All lines from the beginning of the listing through the line with "(0,0) rectangle (1148,523);" are to be copied word for word; the pictures are not.
----------------------------------------
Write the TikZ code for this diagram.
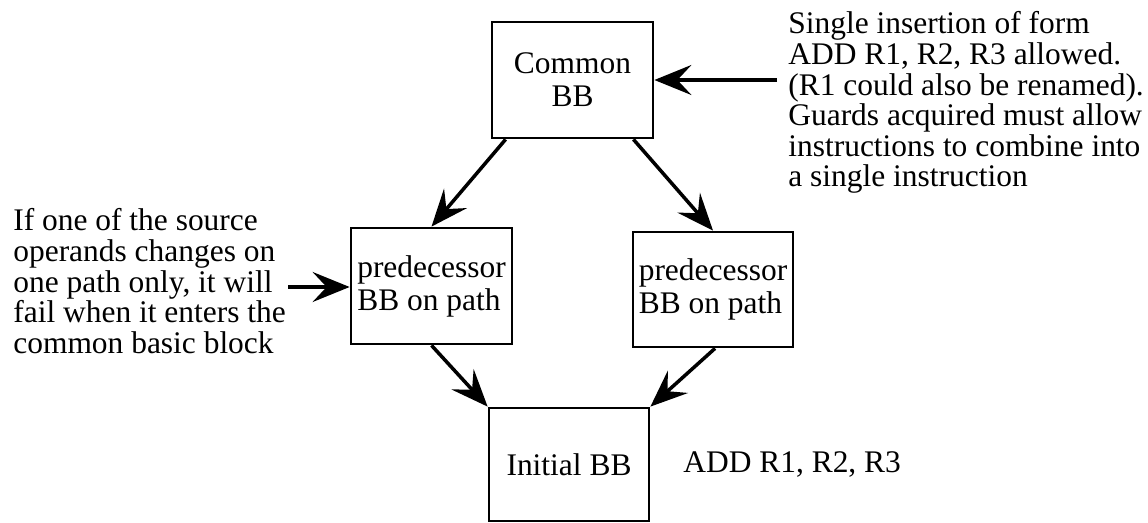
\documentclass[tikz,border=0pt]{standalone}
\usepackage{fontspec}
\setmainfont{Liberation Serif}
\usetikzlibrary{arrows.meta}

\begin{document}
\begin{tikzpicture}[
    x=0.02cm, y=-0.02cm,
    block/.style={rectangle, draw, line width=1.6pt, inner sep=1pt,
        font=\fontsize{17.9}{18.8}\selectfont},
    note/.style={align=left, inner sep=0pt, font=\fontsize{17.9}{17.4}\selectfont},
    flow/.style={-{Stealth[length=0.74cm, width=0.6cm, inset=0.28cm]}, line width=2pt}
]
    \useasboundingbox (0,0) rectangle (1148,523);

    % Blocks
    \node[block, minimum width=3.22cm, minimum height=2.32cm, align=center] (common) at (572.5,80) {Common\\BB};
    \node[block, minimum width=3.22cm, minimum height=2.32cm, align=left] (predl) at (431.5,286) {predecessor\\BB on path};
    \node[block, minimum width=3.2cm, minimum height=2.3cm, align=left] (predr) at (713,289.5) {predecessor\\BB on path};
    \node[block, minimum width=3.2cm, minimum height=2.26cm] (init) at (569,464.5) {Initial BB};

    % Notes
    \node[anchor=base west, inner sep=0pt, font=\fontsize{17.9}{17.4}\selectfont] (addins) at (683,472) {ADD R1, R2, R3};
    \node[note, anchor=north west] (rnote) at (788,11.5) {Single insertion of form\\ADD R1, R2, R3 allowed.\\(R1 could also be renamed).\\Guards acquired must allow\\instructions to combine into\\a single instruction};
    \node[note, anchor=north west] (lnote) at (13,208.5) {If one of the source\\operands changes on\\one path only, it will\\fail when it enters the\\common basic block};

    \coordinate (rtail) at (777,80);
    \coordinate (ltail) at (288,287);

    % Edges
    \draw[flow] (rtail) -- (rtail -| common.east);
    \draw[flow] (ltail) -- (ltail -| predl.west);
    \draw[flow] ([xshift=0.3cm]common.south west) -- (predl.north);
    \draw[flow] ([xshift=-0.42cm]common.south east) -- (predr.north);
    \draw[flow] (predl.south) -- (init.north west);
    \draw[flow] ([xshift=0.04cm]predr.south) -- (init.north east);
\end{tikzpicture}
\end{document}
----------------------------------------
* _REPLY_
Write the TikZ code for this diagram.
\documentclass[tikz,border=0pt]{standalone}
\usepackage{fontspec}
\setmainfont{Liberation Serif}
\usetikzlibrary{arrows.meta}

\begin{document}
\begin{tikzpicture}[
    x=0.02cm, y=-0.02cm,
    block/.style={rectangle, draw, line width=1.6pt, inner sep=1pt,
        font=\fontsize{17.9}{18.8}\selectfont},
    note/.style={align=left, inner sep=0pt, font=\fontsize{17.9}{17.4}\selectfont},
    flow/.style={-{Stealth[length=0.74cm, width=0.6cm, inset=0.28cm]}, line width=2pt}
]
    \useasboundingbox (0,0) rectangle (1148,523);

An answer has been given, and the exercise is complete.